ROMA – Compensi agli amministratori troppo elevati; costi troppo alti per servizi resi da società dello stesso gruppo; mancata richiesta di penali al fornitore che consegna il lavoro in ritardo. Sono alcuni esempi di una tenuta antieconomica di un’impresa e che il Fisco da oggi quantificherà. Farà insomma i conti in tasca alle imprese e calcolerà quante tasse lo Stato non percepisce proprio per una amministrazione antieconomica, oppure quanti compensi vengono dedotti senza che ci siano i presupposti, anche se non in presenza di evidenti violazioni della normativa fiscale.

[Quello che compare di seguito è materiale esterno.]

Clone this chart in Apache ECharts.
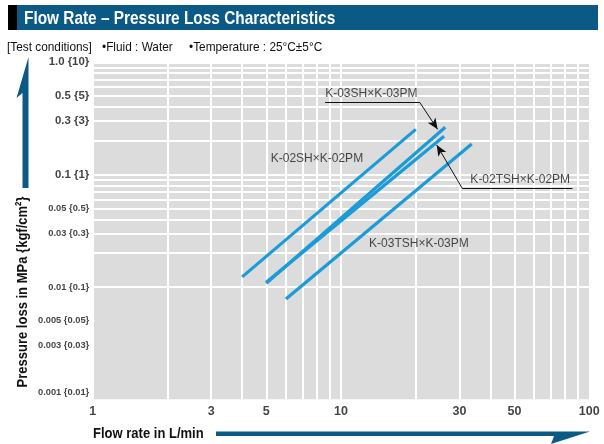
<!DOCTYPE html>
<html>
<head>
<meta charset="utf-8">
<script src="https://cdn.jsdelivr.net/npm/echarts@6/dist/echarts.min.js"></script>
<style>
  html, body { margin: 0; padding: 0; background: #ffffff; }
  #chart { width: 604px; height: 444px; }
</style>
</head>
<body>
<div id="chart"></div>
<script>
// ---- data ----
const flowTicks = [1, 3, 5, 10, 30, 50, 100];
const pressureTicks = [1, 0.5, 0.3, 0.1, 0.05, 0.03, 0.01, 0.005, 0.003, 0.001];
const pressureTickLabels = ['1.0 {10}', '0.5 {5}', '0.3 {3}', '0.1 {1}', '0.05 {0.5}', '0.03 {0.3}',
                            '0.01 {0.1}', '0.005 {0.05}', '0.003 {0.03}', '0.001 {0.01}'];
const pressureMajor = [1, 0.5, 0.3, 0.1];

const seriesNames = ['K-02SH×K-02PM', 'K-03SH×K-03PM', 'K-02TSH×K-02PM', 'K-03TSH×K-03PM'];
const flow02SH  = [4.0, 20.0];
const loss02SH  = [0.0123, 0.253];
const flow03SH  = [5.0, 26.3];
const loss03SH  = [0.0108, 0.264];
const flow02TSH = [5.0, 26.0];
const loss02TSH = [0.0110, 0.220];
const flow03TSH = [6.0, 33.6];
const loss03TSH = [0.0078, 0.187];

// grid decades
const flowDecades = [1, 10];
const pressureDecades = [0.001, 0.01, 0.1];

// ---- fonts ----
const SANS = '"Liberation Sans", Arial, sans-serif';

const yMin = 0.001, yMax = 1, xMin = 1, xMax = 100;

// minor/major grid values
const xGrid = [];
flowDecades.forEach(d => { for (let m = 1; m <= 9; m++) xGrid.push(m * d); });
xGrid.push(100);
const yGrid = [];
pressureDecades.forEach(d => { for (let m = 1; m <= 9; m++) yGrid.push(+(m * d).toPrecision(3)); });
yGrid.push(1);

const zip = (xs, ys) => xs.map((x, i) => [x, ys[i]]);
const curves = [zip(flow02SH, loss02SH), zip(flow03SH, loss03SH), zip(flow02TSH, loss02TSH), zip(flow03TSH, loss03TSH)];

// annotation anchors (flow, pressure)
const curveLabelAt = [[8.0, 0.1397], [13.25, 0.522], [52.7, 0.0908], [20.6, 0.0244]];
const leaders = [
  [[8.63, 0.4367], [20.8, 0.4367], false],
  [[20.8, 0.4367], [24.5, 0.253], true],
  [[30.8, 0.0755], [85.5, 0.0755], false],
  [[30.8, 0.0755], [24.3, 0.1835], true]
];

const BLUE_LINE = '#1b9bd8';
const DARK = '#0b5a86';

const chart = echarts.init(document.getElementById('chart'), null, { renderer: 'canvas' });

const series = [];

// plot grid (white lines over grey field)
series.push({
  type: 'scatter', data: [], silent: true, z: 1,
  markLine: {
    silent: true, symbol: ['none', 'none'], animation: false, z: 1,
    label: { show: false }, emphasis: { disabled: true },
    lineStyle: { color: '#ffffff', width: 2, type: 'solid', opacity: 1 },
    data: yGrid.map(v => ({ yAxis: v })).concat(xGrid.map(v => ({ xAxis: v })))
  }
});

// characteristic curves
curves.forEach((pts, i) => {
  series.push({
    name: seriesNames[i], type: 'line', data: pts, symbol: 'none', z: 3,
    lineStyle: { color: BLUE_LINE, width: 3.2, cap: 'butt' },
    emphasis: { disabled: true }, silent: true, clip: false
  });
});

// curve names
series.push({
  type: 'scatter', silent: true, z: 5, clip: false, symbol: 'circle', symbolSize: 1,
  itemStyle: { color: 'rgba(0,0,0,0)' },
  data: curveLabelAt.map((p, i) => ({
    value: p,
    label: { show: true, position: 'inside', formatter: seriesNames[i],
             fontFamily: SANS, fontSize: 12, color: '#1a1a1a' }
  })),
  emphasis: { disabled: true }
});

// leader lines with arrows
series.push({
  type: 'scatter', data: [], silent: true, z: 6,
  markLine: {
    silent: true, animation: false, symbolSize: [7, 11], z: 6,
    label: { show: false }, emphasis: { disabled: true },
    lineStyle: { color: '#111111', width: 1, type: 'solid', opacity: 1 },
    data: leaders.map(([a, b, arrow]) => [
      { coord: a, symbol: 'none' },
      { coord: b, symbol: arrow ? 'arrow' : 'none' }
    ])
  }
});

// pressure tick labels
series.push({
  type: 'scatter', silent: true, z: 5, clip: false, symbol: 'circle', symbolSize: 1,
  itemStyle: { color: 'rgba(0,0,0,0)' },
  data: pressureTicks.map((v, i) => {
    const major = pressureMajor.includes(v);
    return {
      value: [xMin, v],
      label: { show: true, position: 'left', distance: 3, formatter: pressureTickLabels[i],
               fontFamily: SANS, fontWeight: 'bold', fontSize: major ? 11.4 : 9.3,
               color: '#111', offset: v === yMin ? [0, -7] : [0, 0] }
    };
  }),
  emphasis: { disabled: true }
});

// flow tick labels
series.push({
  type: 'scatter', silent: true, z: 5, clip: false, symbol: 'circle', symbolSize: 1,
  itemStyle: { color: 'rgba(0,0,0,0)' },
  data: flowTicks.map(v => ({
    value: [v, yMin],
    label: { show: true, position: 'bottom', distance: 5, formatter: String(v),
             fontFamily: SANS, fontWeight: 'bold', fontSize: 12.5, color: '#111' }
  })),
  emphasis: { disabled: true }
});

const hiddenAxis = {
  type: 'log', logBase: 10,
  axisLine: { show: false }, axisTick: { show: false },
  axisLabel: { show: false }, splitLine: { show: false }, minorTick: { show: false }
};

// condensed text helper for the frame captions
const caption = (text, x, y, size, weight, extra) => Object.assign({
  type: 'text', x: x, y: y, z: 12, scaleX: 0.82,
  style: { text: text, fill: '#111', font: weight + ' ' + size + 'px ' + SANS, textVerticalAlign: 'middle' }
}, extra || {});

chart.setOption({
  animation: false,
  backgroundColor: '#ffffff',
  grid: { left: 92.7, right: 14.7, top: 62.3, bottom: 44.7, show: true,
          backgroundColor: '#dcdcdc', borderWidth: 0 },
  xAxis: Object.assign({}, hiddenAxis, { min: xMin, max: xMax }),
  yAxis: Object.assign({}, hiddenAxis, { min: yMin, max: yMax }),
  series: series,
  graphic: [
    // heading bar
    { type: 'rect', shape: { x: 8, y: 5, width: 590, height: 25 }, style: { fill: DARK }, z: 10 },
    { type: 'rect', shape: { x: 8, y: 5, width: 9, height: 25 }, style: { fill: '#000000' }, z: 11 },
    { type: 'text', x: 24, y: 18.5, z: 12, scaleX: 0.81,
      style: { text: 'Flow Rate – Pressure Loss Characteristics', fill: '#ffffff',
               font: 'bold 19px ' + SANS, textVerticalAlign: 'middle' } },
    // test conditions
    { type: 'text', x: 7, y: 47.5, z: 12, scaleX: 0.91,
      style: { text: '[Test conditions]', fill: '#111', font: '13px ' + SANS, textVerticalAlign: 'middle' } },
    { type: 'text', x: 102, y: 47.5, z: 12, scaleX: 0.91,
      style: { text: '•Fluid : Water', fill: '#111', font: '13px ' + SANS, textVerticalAlign: 'middle' } },
    { type: 'text', x: 189, y: 47.5, z: 12, scaleX: 0.91,
      style: { text: '•Temperature : 25°C±5°C', fill: '#111', font: '13px ' + SANS, textVerticalAlign: 'middle' } },
    // vertical axis arrow
    { type: 'polygon', z: 10,
      shape: { points: [[28.5, 57], [28.5, 188], [22.5, 188], [22.5, 93], [16.5, 98]] },
      style: { fill: DARK } },
    { type: 'text', x: 23, y: 292, rotation: Math.PI / 2, z: 12, scaleX: 0.84,
      style: { text: 'Pressure loss in MPa {kgf/cm²}', fill: '#111',
               font: 'bold 15.5px ' + SANS, textAlign: 'center', textVerticalAlign: 'middle' } },
    // horizontal axis arrow
    { type: 'polygon', z: 10,
      shape: { points: [[216, 431.5], [590, 431.5], [551, 444], [554, 436], [216, 436]] },
      style: { fill: DARK } },
    { type: 'text', x: 93, y: 434, z: 12, scaleX: 0.84,
      style: { text: 'Flow rate in L/min', fill: '#111',
               font: 'bold 15.5px ' + SANS, textVerticalAlign: 'middle' } }
  ]
});
</script>
</body>
</html>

Se, insomma, il principio guida è che chi ha un’attività economica è tenuto a ridurre i costi e massimizzare i ricavi, un comportamento antieconomico verrà censurato. La conseguenza è che i verificatori potranno ritenere i costi sostenuti non deducibili, se considerati eccessivi o inutili. Oppure se la condotta antieconomica porterà a maggiori entrate, contesteranno maggiori ricavi. L’Agenzia delle Entrate ha mandato una nota interna agli uffici in cui spiega che la tenuta antieconomica può avere come conseguenza anche una eccessiva compressione delle componenti positive di reddito. I verificatori si rivolgeranno alle aziende, le quali (altra novità) saranno tenute a dimostrare la veridicità dei dati forniti. Se il contribuente non riuscirà a giustificare un corretto bilancio di costi e ricavi allora dovrà restituire all’Erario la componente di reddito non dichiarata (o dichiarata in parte) oppure la deduzione ottenuta senza che ci fossero i presupposti.
Se le verifiche toccheranno irregolarità oltre la soglia penale (imposta evasa oltre i 103mila euro) la Guardia di Finanza sarà tenuta inviare la segnalazione alla procura competente.